On the diamond or ice, Howie puts it in the books! 1

When the radio voice of the New York Mets, Howie Rose, went to Queens College, he told the Chronicle, he lived for a time at this fraternity house at 42-26 215 St. in Bayside, seen as it looked in the 1960s when he was a youngster.

Howard Jeffrey “Howie” Rose was born in Brooklyn on Feb. 13, 1954.

His earliest memory of a baseball game was Game 7 of the 1960 World Series when the Pirates’ Bill Mazeroski won the series, sinking the New York Yankees with a home run in the ninth inning. His father, Robert, nurtured him in the game of baseball. Dad was, however, a loyal rabid Yankees fan.

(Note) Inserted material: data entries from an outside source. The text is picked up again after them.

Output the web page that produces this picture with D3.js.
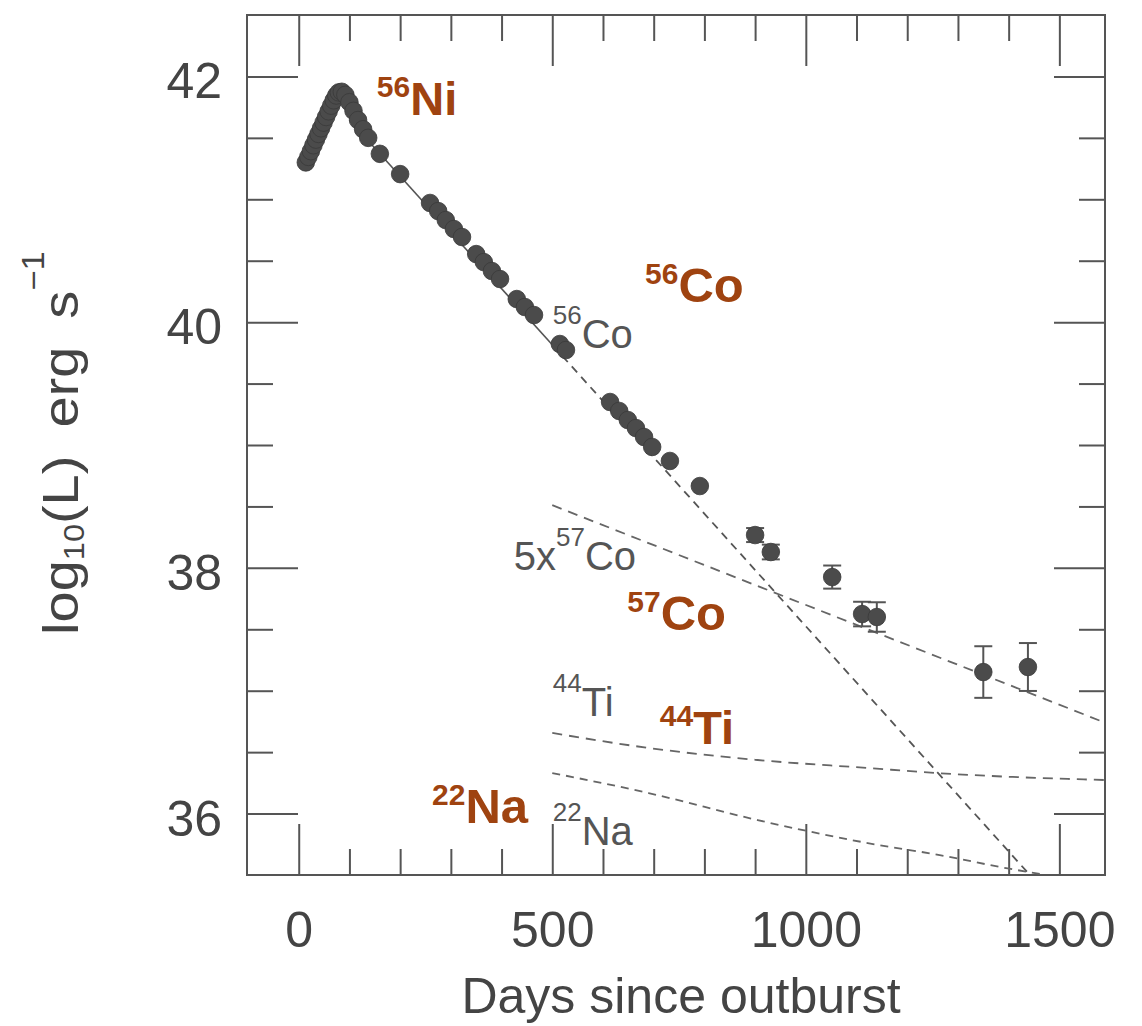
<!DOCTYPE html>
<html>
<head>
<meta charset="utf-8">
<script src="https://cdn.jsdelivr.net/npm/d3@7"></script>
<style>
  html, body { margin: 0; padding: 0; background: #fff; }
  svg { display: block; }
  text { font-family: "Liberation Sans", Arial, Helvetica, sans-serif; }
</style>
</head>
<body>
<svg id="chart" width="1142" height="1026"></svg>
<script>
// ---------------- data ----------------
// observed bolometric light curve (days since outburst, log10 L)
const obsDay = [14, 19, 24, 29, 34, 39, 44, 49, 54, 59, 64, 69, 74, 79, 85, 92, 100, 108, 117, 127, 137,
                160, 200, 259, 275, 290, 306, 322, 350, 365, 381, 397, 430, 446, 464, 515, 527,
                614, 632, 649, 665, 681, 697, 732, 791, 900, 931, 1052, 1111, 1140, 1350, 1438];
const obsLogL = [41.30, 41.345, 41.392, 41.44, 41.486, 41.532, 41.578, 41.624, 41.67, 41.716, 41.762, 41.806, 41.845, 41.87, 41.875, 41.85, 41.79, 41.72, 41.645, 41.57, 41.50,
                 41.37, 41.205, 40.970, 40.904, 40.831, 40.758, 40.693, 40.554, 40.489, 40.416, 40.351, 40.188, 40.123, 40.058, 39.822, 39.773,
                 39.350, 39.277, 39.203, 39.138, 39.065, 38.984, 38.870, 38.666, 38.267, 38.129, 37.925, 37.624, 37.600, 37.152, 37.193];
const obsErr = [0, 0, 0, 0, 0, 0, 0, 0, 0, 0, 0, 0, 0, 0, 0, 0, 0, 0, 0, 0, 0,
                0, 0, 0, 0, 0, 0, 0, 0, 0, 0, 0, 0, 0, 0, 0, 0,
                0, 0, 0, 0, 0, 0, 0, 0, 0.057, 0.06, 0.094, 0.10, 0.12, 0.21, 0.195];

// model curves (days, log10 L)
const co56Day = [100, 520, 1460];
const co56Val = [41.646, 39.724, 35.417];
const co57Day = [500, 1590];
const co57Val = [38.51, 36.74];
const ti44Day = [500, 690, 905, 1122, 1258, 1408, 1590];
const ti44Val = [36.656, 36.534, 36.436, 36.371, 36.330, 36.298, 36.273];
const na22Day = [500, 690, 905, 1122, 1264, 1395, 1462];
const na22Val = [36.33, 36.167, 35.947, 35.76, 35.662, 35.556, 35.508];

// axis ticks
const xMajorTicks = [0, 500, 1000, 1500];
const xMinorTicks = [100, 200, 300, 400, 600, 700, 800, 900, 1100, 1200, 1300, 1400];
const yMajorTicks = [36, 38, 40, 42];
const yMinorTicks = [36.5, 37, 37.5, 38.5, 39, 39.5, 40.5, 41, 41.5];
const xLabel = "Days since outburst";

// ---------------- chart ----------------
const svg = d3.select("#chart");
const L = 247, R = 1105, T = 15, B = 875;
const x = d3.scaleLinear().domain([-102, 1590]).range([L, R]);
const y = d3.scaleLinear().domain([35.5, 42.5]).range([B, T]);

const axisColor = "#555";
const textColor = "#444";

svg.append("defs").append("clipPath").attr("id", "clip")
  .append("rect").attr("x", L).attr("y", T).attr("width", R - L).attr("height", B - T);

// ticks on all four sides, pointing inward
function tickAxis(gen, vals, size, transform, labels) {
  const g = svg.append("g").attr("transform", transform)
    .call(gen.tickValues(vals).tickSize(size).tickPadding(labels ? 36 : 0)
             .tickFormat(labels ? d3.format("d") : () => ""));
  g.select(".domain").remove();
  g.selectAll(".tick line").attr("stroke", axisColor).attr("stroke-width", 2);
  g.selectAll(".tick text").attr("fill", textColor).attr("font-size", 50)
    .attr("font-family", "Liberation Sans, Arial, sans-serif");
  return g;
}
tickAxis(d3.axisBottom(x), xMajorTicks, -51, `translate(0,${B})`, true);
tickAxis(d3.axisBottom(x), xMinorTicks, -26, `translate(0,${B})`, false);
tickAxis(d3.axisTop(x), xMajorTicks, -51, `translate(0,${T})`, false);
tickAxis(d3.axisTop(x), xMinorTicks, -26, `translate(0,${T})`, false);
const yl = tickAxis(d3.axisLeft(y), yMajorTicks, -51, `translate(${L},0)`, true);
yl.selectAll(".tick text").attr("x", -25).attr("dy", "0.43em");
tickAxis(d3.axisLeft(y), yMinorTicks, -26, `translate(${L},0)`, false);
tickAxis(d3.axisRight(y), yMajorTicks, -51, `translate(${R},0)`, false);
tickAxis(d3.axisRight(y), yMinorTicks, -26, `translate(${R},0)`, false);

// frame
svg.append("rect").attr("x", L).attr("y", T).attr("width", R - L).attr("height", B - T)
  .attr("fill", "none").attr("stroke", axisColor).attr("stroke-width", 2);

// model lines
const plot = svg.append("g").attr("clip-path", "url(#clip)");
const line = d3.line().x(d => x(d[0])).y(d => y(d[1]));
const lineSmooth = d3.line().x(d => x(d[0])).y(d => y(d[1])).curve(d3.curveMonotoneX);
const zip = (a, b) => a.map((v, i) => [v, b[i]]);

const co56 = zip(co56Day, co56Val);
plot.append("path").attr("d", line(co56.slice(0, 2)))
  .attr("fill", "none").attr("stroke", "#555").attr("stroke-width", 1.6);
plot.append("path").attr("d", line(co56.slice(1)))
  .attr("fill", "none").attr("stroke", "#555").attr("stroke-width", 1.8).attr("stroke-dasharray", "8,6");
plot.append("path").attr("d", line(zip(co57Day, co57Val)))
  .attr("fill", "none").attr("stroke", "#666").attr("stroke-width", 1.8).attr("stroke-dasharray", "10,7");
plot.append("path").attr("d", lineSmooth(zip(ti44Day, ti44Val)))
  .attr("fill", "none").attr("stroke", "#666").attr("stroke-width", 1.8).attr("stroke-dasharray", "10,7");
plot.append("path").attr("d", lineSmooth(zip(na22Day, na22Val)))
  .attr("fill", "none").attr("stroke", "#666").attr("stroke-width", 1.8).attr("stroke-dasharray", "8,6");

// error bars
const obs = obsDay.map((d, i) => ({ d, v: obsLogL[i], e: obsErr[i] }));
const eb = plot.append("g").attr("stroke", "#555").attr("stroke-width", 2);
obs.filter(o => o.e > 0).forEach(o => {
  eb.append("line").attr("x1", x(o.d)).attr("x2", x(o.d)).attr("y1", y(o.v - o.e)).attr("y2", y(o.v + o.e));
  [o.v - o.e, o.v + o.e].forEach(v => {
    eb.append("line").attr("x1", x(o.d) - 9).attr("x2", x(o.d) + 9).attr("y1", y(v)).attr("y2", y(v));
  });
});

// data points
plot.append("g").selectAll("circle").data(obs).join("circle")
  .attr("cx", o => x(o.d)).attr("cy", o => y(o.v)).attr("r", 8.8)
  .attr("fill", "#4b4b4b").attr("stroke", "#3a3a3a").attr("stroke-width", 0.8);

// in-plot isotope labels
function isoLabel(px, py, pre, sup, main, size, color, weight, supSize, supRise, family) {
  const t = svg.append("text").attr("x", px).attr("y", py).attr("fill", color)
    .attr("font-size", size).attr("font-weight", weight);
  if (family) t.attr("font-family", family);
  if (pre) t.append("tspan").text(pre);
  t.append("tspan").attr("font-size", supSize).attr("dy", -supRise).text(sup);
  t.append("tspan").attr("dy", supRise).text(main);
  return t;
}
const grayC = "#555";
const lightFam = "'Open Sans', 'Liberation Sans', Arial, sans-serif";
isoLabel(x(501), y(39.789), "", "56", "Co", 40, grayC, 300, 26, 24, lightFam);
isoLabel(x(424), y(37.985), "5x", "57", "Co", 40, grayC, 300, 26, 24, lightFam);
isoLabel(x(501), y(36.794), "", "44", "Ti", 40, grayC, 300, 26, 24, lightFam);
isoLabel(x(501), y(35.745), "", "22", "Na", 40, grayC, 300, 26, 24, lightFam);

// orange bold labels
const orange = "#9f4310";
isoLabel(x(154), y(41.686), "", "56", "Ni", 47, orange, 700, 30, 18);
isoLabel(x(683), y(40.164), "", "56", "Co", 49, orange, 700, 30, 18);
isoLabel(x(648), y(37.491), "", "57", "Co", 49, orange, 700, 30, 18);
isoLabel(x(712), y(36.570), "", "44", "Ti", 47, orange, 700, 30, 18);
isoLabel(x(263), y(35.927), "", "22", "Na", 49, orange, 700, 30, 18);

// axis titles
svg.append("text").attr("x", 681).attr("y", 1013).attr("text-anchor", "middle")
  .attr("fill", textColor).attr("font-size", 50).text(xLabel);

const yt = svg.append("text").attr("transform", "translate(78,443) rotate(-90) scale(1.12,1)")
  .attr("text-anchor", "middle").attr("fill", textColor).attr("font-size", 50);
yt.append("tspan").text("log");
yt.append("tspan").attr("font-size", 29).attr("dy", 6).text("10");
yt.append("tspan").attr("dy", -6).text("(L)\u2002erg\u2002s");
yt.append("tspan").attr("font-size", 31).attr("dy", -34).text("\u22121");
</script>
</body>
</html>
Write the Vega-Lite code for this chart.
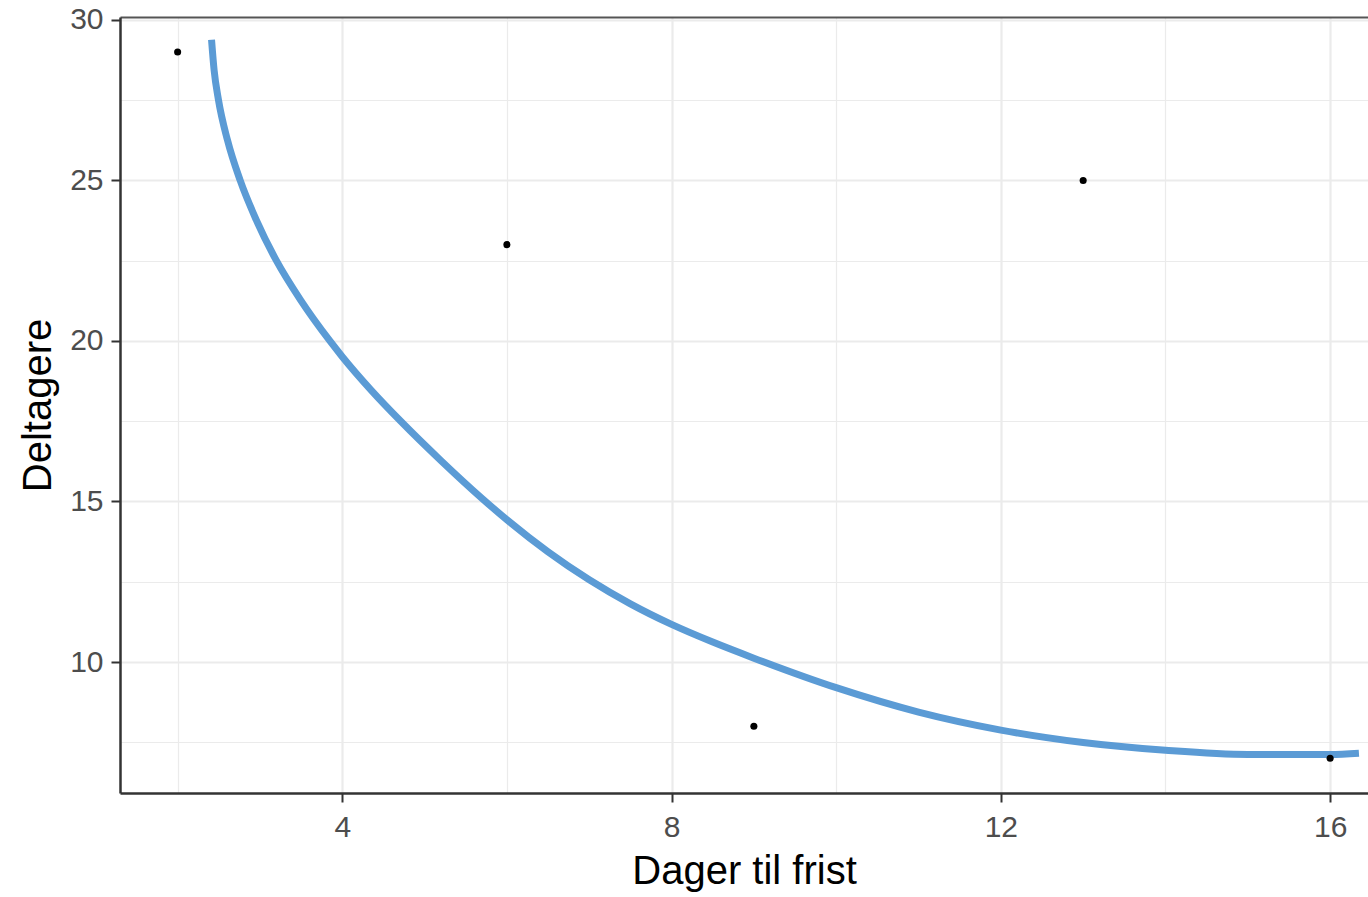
{
  "$schema": "https://vega.github.io/schema/vega-lite/v6.json",
  "width": 1248,
  "height": 776,
  "autosize": {"type": "none"},
  "padding": {"left": 120, "top": 17, "right": 0, "bottom": 104},
  "background": "white",
  "config": {
    "view": {"stroke": null},
    "font": "Liberation Sans",
    "axis": {
      "labelFont": "Liberation Sans",
      "titleFont": "Liberation Sans",
      "labelFontSize": 30,
      "labelColor": "#4D4D4D",
      "titleFontSize": 40,
      "titleFontWeight": "normal",
      "titleColor": "#000000",
      "tickColor": "#333333",
      "tickWidth": 2,
      "tickSize": 9,
      "domainColor": "#333333",
      "domainWidth": 2.5,
      "gridColor": "#EBEBEB"
    }
  },
  "datasets": {
    "points": [
      {"dager": 2, "deltagere": 29},
      {"dager": 6, "deltagere": 23},
      {"dager": 9, "deltagere": 8},
      {"dager": 13, "deltagere": 25},
      {"dager": 16, "deltagere": 7}
    ],
    "curve": [
      {"dager": 2.412, "deltagere": 29.38},
      {"dager": 2.443, "deltagere": 28.44},
      {"dager": 2.496, "deltagere": 27.51},
      {"dager": 2.605, "deltagere": 26.26},
      {"dager": 2.76, "deltagere": 25.0},
      {"dager": 2.955, "deltagere": 23.77},
      {"dager": 3.2, "deltagere": 22.5},
      {"dager": 3.492, "deltagere": 21.28},
      {"dager": 3.85, "deltagere": 20.0},
      {"dager": 4.0, "deltagere": 19.51},
      {"dager": 4.35, "deltagere": 18.47},
      {"dager": 4.714, "deltagere": 17.49},
      {"dager": 5.2, "deltagere": 16.27},
      {"dager": 5.7, "deltagere": 15.09},
      {"dager": 6.0, "deltagere": 14.43},
      {"dager": 6.5, "deltagere": 13.43},
      {"dager": 7.0, "deltagere": 12.56},
      {"dager": 7.5, "deltagere": 11.81},
      {"dager": 8.0, "deltagere": 11.17},
      {"dager": 8.5, "deltagere": 10.62},
      {"dager": 9.0, "deltagere": 10.12},
      {"dager": 10.0, "deltagere": 9.2},
      {"dager": 11.0, "deltagere": 8.44},
      {"dager": 12.0, "deltagere": 7.88},
      {"dager": 13.0, "deltagere": 7.49},
      {"dager": 14.0, "deltagere": 7.25},
      {"dager": 15.0, "deltagere": 7.12},
      {"dager": 16.0, "deltagere": 7.12},
      {"dager": 16.35, "deltagere": 7.16}
    ]
  },
  "resolve": {"axis": {"x": "independent", "y": "independent"}},
  "layer": [
    {
      "data": {"name": "curve"},
      "mark": {"type": "line", "color": "#5B9BD5", "strokeWidth": 7, "interpolate": "monotone", "strokeCap": "butt"},
      "encoding": {
        "x": {
          "field": "dager", "type": "quantitative",
          "scale": {"domain": [1.3, 16.46], "nice": false, "zero": false},
          "axis": {"orient": "top", "values": [2, 6, 10, 14], "grid": true, "gridWidth": 1.2, "labels": false, "ticks": false, "domain": true, "domainColor": "#555555", "domainWidth": 2, "title": null}
        },
        "y": {
          "field": "deltagere", "type": "quantitative",
          "scale": {"domain": [5.92, 30.09], "nice": false, "zero": false},
          "axis": {"orient": "right", "values": [7.5, 12.5, 17.5, 22.5, 27.5], "grid": true, "gridWidth": 1.2, "labels": false, "ticks": false, "domain": false, "title": null}
        }
      }
    },
    {
      "data": {"name": "points"},
      "mark": {"type": "point", "filled": true, "color": "#000000", "size": 50, "opacity": 1},
      "encoding": {
        "x": {
          "field": "dager", "type": "quantitative",
          "scale": {"domain": [1.3, 16.46], "nice": false, "zero": false},
          "axis": {"orient": "bottom", "values": [4, 8, 12, 16], "grid": true, "gridWidth": 2.2, "title": "Dager til frist", "labelPadding": 10, "titlePadding": 9}
        },
        "y": {
          "field": "deltagere", "type": "quantitative",
          "scale": {"domain": [5.92, 30.09], "nice": false, "zero": false},
          "axis": {"orient": "left", "values": [10, 15, 20, 25, 30], "grid": true, "gridWidth": 2.2, "title": "Deltagere", "labelPadding": 8, "titlePadding": 11}
        }
      }
    }
  ]
}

They lived in the Bronx but moved in 1962.

In 1964, when Shea Stadium was completed, Howie became a regular at the Mets’ new home. He graduated from Benjamin Cardozo High in 1972 and under his picture it says “Hockey Society.” He went to Queens College, living for a time in a fraternity house at 42-26 215 St. in Bayside. He graduated in 1977 and started his career with Sports Phone, a telephone dial-in service. That lead to sports updates on WCBS news radio in the 1980s.

He was at the right place at the right time when aging veteran announcer Bob Murphy was retiring and he became the Mets play-by-play announcer. His signature call at the end of a game is “Put it in the books!” Rose also was a notable radio voice for the New York Rangers and Islanders for many years, and was famously on the call for the Rangers’ 1994 Stanley Cup victory.

During the 2021 season he missed work with a undisclosed medical issue. We wish him a full recovery for this year’s season.


This article originally misstated when Howie Rose lived at 42-26 215 St. in Bayside. As per Rose himself, it was when he was in a fraternity at Queens College. We regret the error.